--- START OF RECORDS SHOWN ---
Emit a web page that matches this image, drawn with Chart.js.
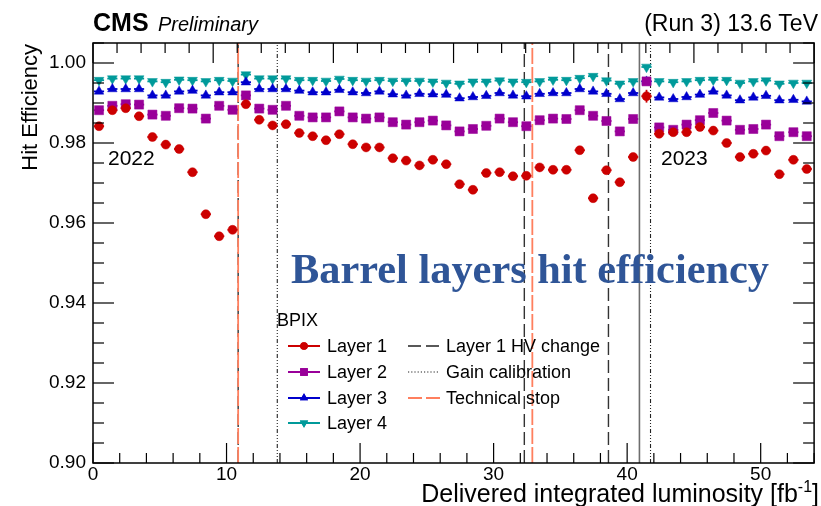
<!DOCTYPE html>
<html>
<head>
<meta charset="utf-8">
<script src="https://cdn.jsdelivr.net/npm/chart.js@4.4.1/dist/chart.umd.min.js"></script>
<style>
  html, body { margin: 0; padding: 0; background: #fff; }
  canvas { display: block; }
</style>
</head>
<body>
<canvas id="c" width="821" height="506"></canvas>
<script>
// bin centres, delivered lumi [fb^-1]
const LUMI = [0.45, 1.45, 2.45, 3.45, 4.45, 5.45, 6.45, 7.45, 8.45, 9.45, 10.45, 11.45, 12.45,
  13.45, 14.45, 15.45, 16.45, 17.45, 18.45, 19.45, 20.45, 21.45, 22.45, 23.45, 24.45, 25.45,
  26.45, 27.45, 28.45, 29.45, 30.45, 31.45, 32.45, 33.45, 34.45, 35.45, 36.45, 37.45, 38.45,
  39.45, 40.45, 41.45, 42.4, 43.45, 44.45, 45.45, 46.45, 47.45, 48.45, 49.45, 50.4, 51.4, 52.45, 53.45];

const LAYER1 = [0.9842, 0.9882, 0.9887, 0.9867, 0.9815, 0.9796, 0.9785, 0.9727, 0.9622, 0.9567, 0.9583, 0.9897, 0.9858,
  0.9844, 0.9847, 0.9825, 0.9817, 0.9807, 0.9822, 0.9797, 0.9789, 0.9789, 0.9762, 0.9756, 0.9744, 0.9758,
  0.9747, 0.9697, 0.9683, 0.9725, 0.9727, 0.9717, 0.9718, 0.9739, 0.9733, 0.9733, 0.9782, 0.9662, 0.9732,
  0.9702, 0.9765, 0.9917, 0.9823, 0.9827, 0.9827, 0.9840, 0.9831, 0.9800, 0.9765, 0.9773, 0.9781, 0.9722, 0.9758, 0.9735];
const LAYER2 = [0.9882, 0.9893, 0.9897, 0.9896, 0.9871, 0.9868, 0.9887, 0.9886, 0.9861, 0.9893, 0.9883, 0.9919, 0.9886,
  0.9883, 0.9893, 0.9868, 0.9864, 0.9864, 0.9879, 0.9864, 0.9861, 0.9864, 0.9852, 0.9846, 0.9852, 0.9856,
  0.9844, 0.9829, 0.9835, 0.9843, 0.9861, 0.9852, 0.9842, 0.9857, 0.9861, 0.9860, 0.9882, 0.9868, 0.9855,
  0.9829, 0.9860, 0.9954, 0.9839, 0.9833, 0.9846, 0.9857, 0.9875, 0.9856, 0.9833, 0.9835, 0.9846, 0.9817, 0.9827, 0.9817];
const LAYER3 = [0.9929, 0.9935, 0.9935, 0.9935, 0.9919, 0.9919, 0.9929, 0.9931, 0.9919, 0.9927, 0.9927, 0.9952, 0.9935,
  0.9935, 0.9935, 0.9931, 0.9927, 0.9927, 0.9933, 0.9927, 0.9925, 0.9929, 0.9922, 0.9919, 0.9923, 0.9922,
  0.9921, 0.9912, 0.9915, 0.9918, 0.9925, 0.9919, 0.9917, 0.9923, 0.9925, 0.9925, 0.9935, 0.9929, 0.9923,
  0.9910, 0.9925, 0.9954, 0.9914, 0.9910, 0.9915, 0.9921, 0.9929, 0.9919, 0.9907, 0.9914, 0.9918, 0.9907, 0.9908, 0.9904];
const LAYER4 = [0.9957, 0.9961, 0.9961, 0.9961, 0.9954, 0.9952, 0.9958, 0.9957, 0.9954, 0.9957, 0.9955, 0.9971, 0.9961,
  0.9961, 0.9961, 0.9957, 0.9957, 0.9955, 0.9960, 0.9957, 0.9955, 0.9957, 0.9955, 0.9955, 0.9955, 0.9953,
  0.9950, 0.9948, 0.9953, 0.9953, 0.9956, 0.9953, 0.9952, 0.9954, 0.9958, 0.9957, 0.9962, 0.9967, 0.9956,
  0.9948, 0.9954, 0.9990, 0.9954, 0.9952, 0.9954, 0.9957, 0.9958, 0.9957, 0.9950, 0.9954, 0.9956, 0.9948, 0.9950, 0.9950];

// visible vertical error only on the layer 1 point right after the year change
const L1_YERR_AT = [41.45];
const L1_YERR = [0.0016];
const XERR = 0.38;

// vertical markers [fb^-1]
const HV_CHANGE = [10.87, 32.3, 38.6];
const GAIN_CAL = [13.8, 41.75];
const TECH_STOP = [10.87, 32.9];
const YEAR_END = [40.92];

const X_TICKS = [0, 10, 20, 30, 40, 50];
const Y_TICKS = [0.90, 0.92, 0.94, 0.96, 0.98, 1.00];

const SANS = '"Liberation Sans", Arial, Helvetica, sans-serif';
const HV_DASH = [13, 5], GAIN_DASH = [4, 2, 1, 2, 1, 2, 1, 2], TS_DASH = [16, 3];
const TS_COLOR = '#ff7f5e';

const SERIES = [
  { label: 'Layer 1', data: LAYER1, color: '#cc0000', style: 'circle', radius: 4.5, rot: 0 },
  { label: 'Layer 2', data: LAYER2, color: '#990099', style: 'rect', radius: 6.4, rot: 0 },
  { label: 'Layer 3', data: LAYER3, color: '#0000cc', style: 'triangle', radius: 5.5, rot: 0 },
  { label: 'Layer 4', data: LAYER4, color: '#009a9a', style: 'triangle', radius: 5.7, rot: 180 },
];

function vline(ctx, xs, yScale, px, color, width, dash) {
  ctx.save();
  ctx.strokeStyle = color; ctx.lineWidth = width; ctx.setLineDash(dash);
  ctx.beginPath(); ctx.moveTo(px, yScale.bottom); ctx.lineTo(px, yScale.top); ctx.stroke();
  ctx.restore();
}
function seg(ctx, x1, y1, x2, y2) { ctx.beginPath(); ctx.moveTo(x1, y1); ctx.lineTo(x2, y2); ctx.stroke(); }

const decor = {
  id: 'decor',
  beforeDatasetsDraw(chart) {
    const { ctx, chartArea: a, scales: { x, y } } = chart;
    ctx.save();
    ctx.beginPath(); ctx.rect(a.left, a.top, a.right - a.left, a.bottom - a.top); ctx.clip();
    YEAR_END.forEach(v => vline(ctx, x, y, x.getPixelForValue(v), '#6e6e6e', 1.6, []));
    HV_CHANGE.forEach(v => vline(ctx, x, y, x.getPixelForValue(v), '#333', 1.4, HV_DASH));
    GAIN_CAL.forEach(v => vline(ctx, x, y, x.getPixelForValue(v), '#222', 1.1, GAIN_DASH));
    TECH_STOP.forEach(v => vline(ctx, x, y, x.getPixelForValue(v), TS_COLOR, 1.8, TS_DASH));
    // horizontal (bin width) error bars
    chart.data.datasets.forEach(ds => {
      ctx.strokeStyle = ds.borderColor; ctx.lineWidth = 1.8; ctx.setLineDash([]);
      ds.data.forEach(p => {
        const py = y.getPixelForValue(p.y);
        seg(ctx, x.getPixelForValue(p.x - XERR), py, x.getPixelForValue(p.x + XERR), py);
      });
    });
    const d1 = chart.data.datasets[0];
    L1_YERR_AT.forEach((lx, k) => {
      const p = d1.data.find(q => q.x === lx);
      if (!p) return;
      ctx.strokeStyle = d1.borderColor;
      const px = x.getPixelForValue(p.x);
      seg(ctx, px, y.getPixelForValue(p.y - L1_YERR[k]), px, y.getPixelForValue(p.y + L1_YERR[k]));
    });
    ctx.restore();
  },
  afterDraw(chart) {
    const { ctx, chartArea: a, scales: { x, y, x2 } } = chart;
    ctx.save();
    // frame + ticks on all four sides
    ctx.strokeStyle = '#000'; ctx.lineWidth = 1.5; ctx.setLineDash([]);
    ctx.strokeRect(a.left, a.top, a.right - a.left, a.bottom - a.top);
    ctx.lineWidth = 1.2;
    for (let v = 0; v <= 54; v += 2) {
      const px = x.getPixelForValue(v), len = v % 10 === 0 ? 20 : 10;
      seg(ctx, px, a.bottom, px, a.bottom - len);
    }
    for (let v = 0; v <= 60; v += 2) {
      const px = x2.getPixelForValue(v), len = v % 10 === 0 ? 20 : 10;
      seg(ctx, px, a.top, px, a.top + len);
    }
    for (let i = 0; i <= 21; i++) {
      const py = y.getPixelForValue(0.9 + i * 0.005), len = i % 4 === 0 ? 21 : 11;
      seg(ctx, a.left, py, a.left + len, py);
      seg(ctx, a.right, py, a.right - len, py);
    }

    ctx.fillStyle = '#000';
    ctx.textBaseline = 'alphabetic';
    ctx.textAlign = 'left';
    ctx.font = 'bold 25px ' + SANS;
    ctx.fillText('CMS', 93, 31);
    ctx.font = 'italic 20px ' + SANS;
    ctx.fillText('Preliminary', 158, 31);
    ctx.textAlign = 'right';
    ctx.font = '23px ' + SANS;
    ctx.fillText('(Run 3) 13.6 TeV', 818, 31);

    // axis titles
    ctx.save();
    ctx.translate(31, a.top + 1);
    ctx.rotate(-Math.PI / 2);
    ctx.textAlign = 'right'; ctx.textBaseline = 'middle';
    ctx.font = '22px ' + SANS;
    ctx.fillText('Hit Efficiency', 0, 0);
    ctx.restore();

    const titleFont = '25px ' + SANS;
    const supFont = '16px ' + SANS;
    ctx.textAlign = 'left';
    ctx.font = titleFont;
    const w1 = ctx.measureText('Delivered integrated luminosity [fb').width;
    const w3 = ctx.measureText(']').width;
    ctx.font = supFont;
    const w2 = ctx.measureText('-1').width;
    const tx = 819 - w1 - w2 - w3;
    ctx.font = titleFont;
    ctx.fillText('Delivered integrated luminosity [fb', tx, 502);
    ctx.font = supFont;
    ctx.fillText('-1', tx + w1, 492);
    ctx.font = titleFont;
    ctx.fillText(']', tx + w1 + w2, 502);

    // year labels
    ctx.font = '21px ' + SANS;
    ctx.fillText('2022', 108, 165);
    ctx.fillText('2023', 661, 165);

    // overlay title
    ctx.save();
    ctx.font = 'bold 42px "Liberation Serif", "Times New Roman", serif';
    ctx.fillStyle = '#2f5597';
    const tw = ctx.measureText('Barrel layers hit efficiency').width;
    ctx.translate(291, 283);
    ctx.scale(478 / tw, 1);
    ctx.fillText('Barrel layers hit efficiency', 0, 0);
    ctx.restore();

    // legend
    ctx.font = '18px ' + SANS;
    ctx.textBaseline = 'middle';
    ctx.fillStyle = '#000';
    ctx.fillText('BPIX', 277, 321);
    const rows = [346, 372, 398, 423];
    chart.data.datasets.forEach((ds, i) => {
      const ry = rows[i];
      ctx.strokeStyle = ds.borderColor; ctx.lineWidth = 2; ctx.setLineDash([]);
      seg(ctx, 288, ry, 320, ry);
      ctx.fillStyle = ds.backgroundColor;
      Chart.helpers.drawPoint(ctx, { pointStyle: ds.pointStyle, rotation: ds.pointRotation, radius: ds.pointRadius * 0.85, borderWidth: 0 }, 304, ry);
      ctx.fill();
      ctx.fillStyle = '#000';
      ctx.fillText(ds.label, 327, ry + 1);
    });
    const extra = [
      { text: 'Layer 1 HV change', color: '#222', w: 1.4, dash: HV_DASH },
      { text: 'Gain calibration', color: '#222', w: 1.1, dash: [1.2, 2] },
      { text: 'Technical stop', color: TS_COLOR, w: 2, dash: [14, 4] },
    ];
    extra.forEach((e, i) => {
      const ry = rows[i];
      ctx.strokeStyle = e.color; ctx.lineWidth = e.w; ctx.setLineDash(e.dash);
      seg(ctx, 408, ry, 440, ry);
      ctx.setLineDash([]);
      ctx.fillStyle = '#000';
      ctx.fillText(e.text, 446, ry + 1);
    });
    ctx.restore();
  }
};

const datasets = SERIES.map(s => ({
  label: s.label,
  data: LUMI.map((lx, i) => ({ x: lx, y: s.data[i] })),
  showLine: false,
  borderColor: s.color,
  backgroundColor: s.color,
  pointBackgroundColor: s.color,
  pointBorderColor: s.color,
  pointBorderWidth: 0.5,
  pointStyle: s.style,
  pointRotation: s.rot,
  pointRadius: s.radius,
}));

new Chart(document.getElementById('c'), {
  type: 'scatter',
  data: { datasets },
  options: {
    responsive: false,
    animation: false,
    devicePixelRatio: 1,
    layout: { padding: { top: 43, right: 3, left: 0, bottom: 0 } },
    plugins: { legend: { display: false }, tooltip: { enabled: false } },
    scales: {
      x: {
        type: 'linear', position: 'bottom', min: 0, max: 54,
        grid: { display: false, drawTicks: false }, border: { display: false },
        afterBuildTicks: s => { s.ticks = X_TICKS.map(v => ({ value: v })); },
        ticks: { color: '#000', font: { family: SANS, size: 19 }, padding: 0, maxRotation: 0, callback: v => String(v) },
        afterFit: s => { s.height = 43; }
      },
      x2: {
        type: 'linear', axis: 'x', position: 'top', min: 0, max: 60, display: false
      },
      y: {
        type: 'linear', min: 0.9, max: 1.005,
        grid: { display: false, drawTicks: false }, border: { display: false },
        afterBuildTicks: s => { s.ticks = Y_TICKS.map(v => ({ value: v })); },
        ticks: { color: '#000', font: { family: SANS, size: 19 }, padding: 7, callback: v => Number(v).toFixed(2) },
        afterFit: s => { s.width = 93; }
      }
    }
  },
  plugins: [decor]
});
</script>
</body>
</html>
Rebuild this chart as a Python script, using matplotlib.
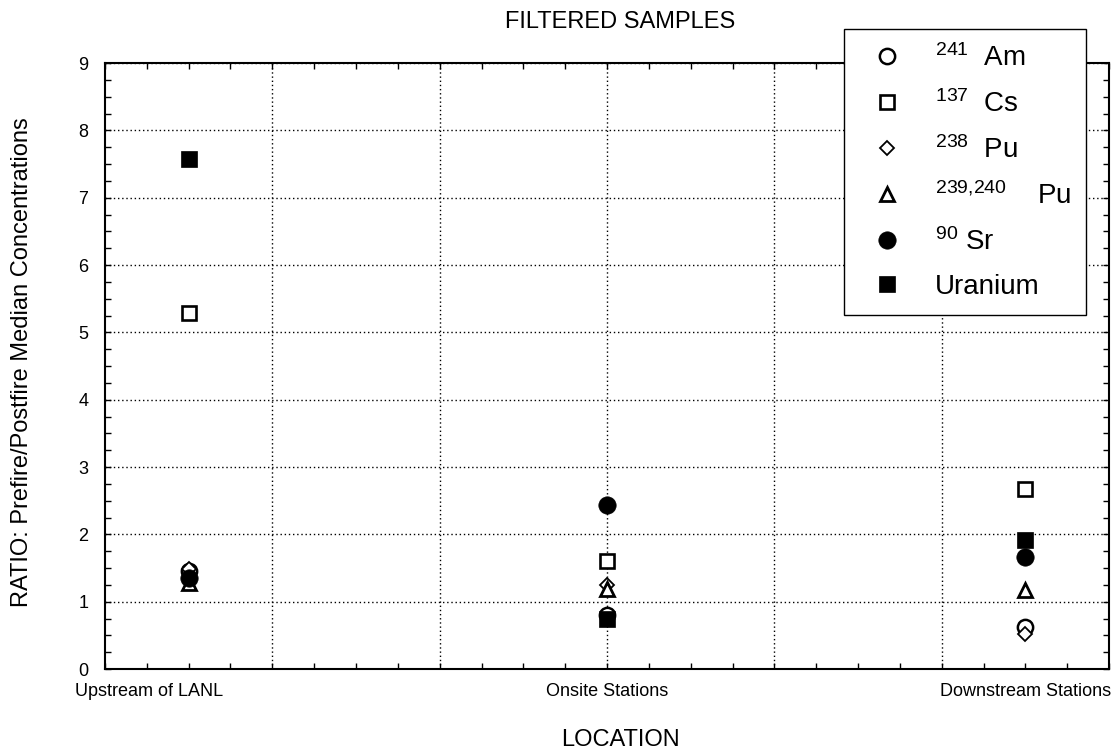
import matplotlib
matplotlib.use("Agg")
import matplotlib.pyplot as plt
import matplotlib.transforms as mtransforms
import numpy as np
from matplotlib.ticker import MultipleLocator

plt.rcParams['font.family'] = ['Liberation Sans', 'DejaVu Sans']
plt.rcParams['mathtext.fontset'] = 'custom'
plt.rcParams['mathtext.rm'] = 'Liberation Sans'
plt.rcParams['mathtext.it'] = 'Liberation Sans:italic'
plt.rcParams['mathtext.bf'] = 'Liberation Sans:bold'

# ---- data ----
locations = ["Upstream of LANL", "Onsite Stations", "Downstream Stations"]
am241 = [1.45, 0.80, 0.62]
cs137 = [5.28, 1.61, 2.67]
pu238 = [1.48, 1.25, 0.52]
pu239_240 = [1.28, 1.19, 1.17]
sr90 = [1.35, 2.43, 1.66]
uranium = [7.58, 0.75, 1.92]

legend_labels = [r"$\mathregular{^{241}}$  Am",
                 r"$\mathregular{^{137}}$  Cs",
                 r"$\mathregular{^{238}}$  Pu",
                 r"$\mathregular{^{239{,}240}}$    Pu",
                 r"$\mathregular{^{90}}$ Sr",
                 "Uranium"]

x_grid = [0.2, 0.6, 1.0, 1.4, 1.8]

fig = plt.figure(figsize=(11.11, 7.52), dpi=100)
ax = fig.add_axes([105/1111, 1-669/752, (1109-105)/1111, (669-63)/752])

xpos = np.arange(len(locations))

styles = [
    dict(marker='o', ms=11, mfc='white', mec='black', mew=1.8),
    dict(marker='s', ms=10.5, mfc='white', mec='black', mew=1.9),
    dict(marker='D', ms=7.5, mfc='white', mec='black', mew=1.3),
    dict(marker='^', ms=9.5, mfc='white', mec='black', mew=2.0),
    dict(marker='o', ms=12.5, mfc='black', mec='black', mew=0.5),
    dict(marker='s', ms=12.0, mfc='black', mec='black', mew=0.5),
]
series = [am241, cs137, pu238, pu239_240, sr90, uranium]

handles = []
for vals, st, lab in zip(series, styles, legend_labels):
    h, = ax.plot(xpos, vals, linestyle='none', clip_on=False, zorder=3, label=lab, **st)
    handles.append(h)

ax.set_xlim(-0.2, 2.2)
ax.set_ylim(0, 9)

ax.set_xticks(xpos)
ax.set_xticklabels(locations, fontsize=13)
ax.xaxis.set_minor_locator(MultipleLocator(0.1))
ax.set_yticks(np.arange(0, 10, 1))
ax.yaxis.set_minor_locator(MultipleLocator(0.25))
ax.tick_params(axis='both', which='both', direction='in', top=True, right=True,
               length=4, width=1, color='black')
ax.tick_params(axis='y', labelsize=13, pad=12)
ax.tick_params(axis='x', pad=10)

# shift first category label to the left as in the original
lab0 = ax.get_xticklabels()[0]
lab0.set_transform(lab0.get_transform() +
                   mtransforms.ScaledTranslation(-40/100, 0, fig.dpi_scale_trans))

ax.grid(axis='y', which='major', linestyle=(0, (1, 2)), color='black', linewidth=1)
for gx in x_grid:
    ax.axvline(gx, linestyle=(0, (1, 2)), color='black', linewidth=1, zorder=1)

for sp in ax.spines.values():
    sp.set_linewidth(1.5)
    sp.set_color('black')

fig.text(620/1111, 1-22/752, "FILTERED SAMPLES", ha='center', va='center', fontsize=17)
fig.text(620/1111, 1-740/752, "LOCATION", ha='center', va='center', fontsize=17)
fig.text(22/1111, 1-362/752, "RATIO: Prefire/Postfire Median Concentrations",
         ha='center', va='center', rotation=90, fontsize=17)

leg = fig.legend(handles=handles, labels=legend_labels, loc='upper left',
                 bbox_to_anchor=(844/1111, 1-29/752), borderaxespad=0,
                 fontsize=20, frameon=True, fancybox=False, framealpha=1,
                 edgecolor='black', handlelength=2.0, handletextpad=0.72,
                 borderpad=0.55, labelspacing=0.65)
leg.get_frame().set_linewidth(1.0)
leg.set_zorder(10)

fig.savefig("out.png", dpi=100)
--- END OF RECORDS SHOWN ---
WHAT TO WORK ON - Leave out the pictures and repeat the lines from the start of the material through the line with "51.4, 52.45, 53.45];", inclusive.

SOLVED PROBLEM -
Emit a web page that matches this image, drawn with Chart.js.
<!DOCTYPE html>
<html>
<head>
<meta charset="utf-8">
<script src="https://cdn.jsdelivr.net/npm/chart.js@4.4.1/dist/chart.umd.min.js"></script>
<style>
  html, body { margin: 0; padding: 0; background: #fff; }
  canvas { display: block; }
</style>
</head>
<body>
<canvas id="c" width="821" height="506"></canvas>
<script>
// bin centres, delivered lumi [fb^-1]
const LUMI = [0.45, 1.45, 2.45, 3.45, 4.45, 5.45, 6.45, 7.45, 8.45, 9.45, 10.45, 11.45, 12.45,
  13.45, 14.45, 15.45, 16.45, 17.45, 18.45, 19.45, 20.45, 21.45, 22.45, 23.45, 24.45, 25.45,
  26.45, 27.45, 28.45, 29.45, 30.45, 31.45, 32.45, 33.45, 34.45, 35.45, 36.45, 37.45, 38.45,
  39.45, 40.45, 41.45, 42.4, 43.45, 44.45, 45.45, 46.45, 47.45, 48.45, 49.45, 50.4, 51.4, 52.45, 53.45];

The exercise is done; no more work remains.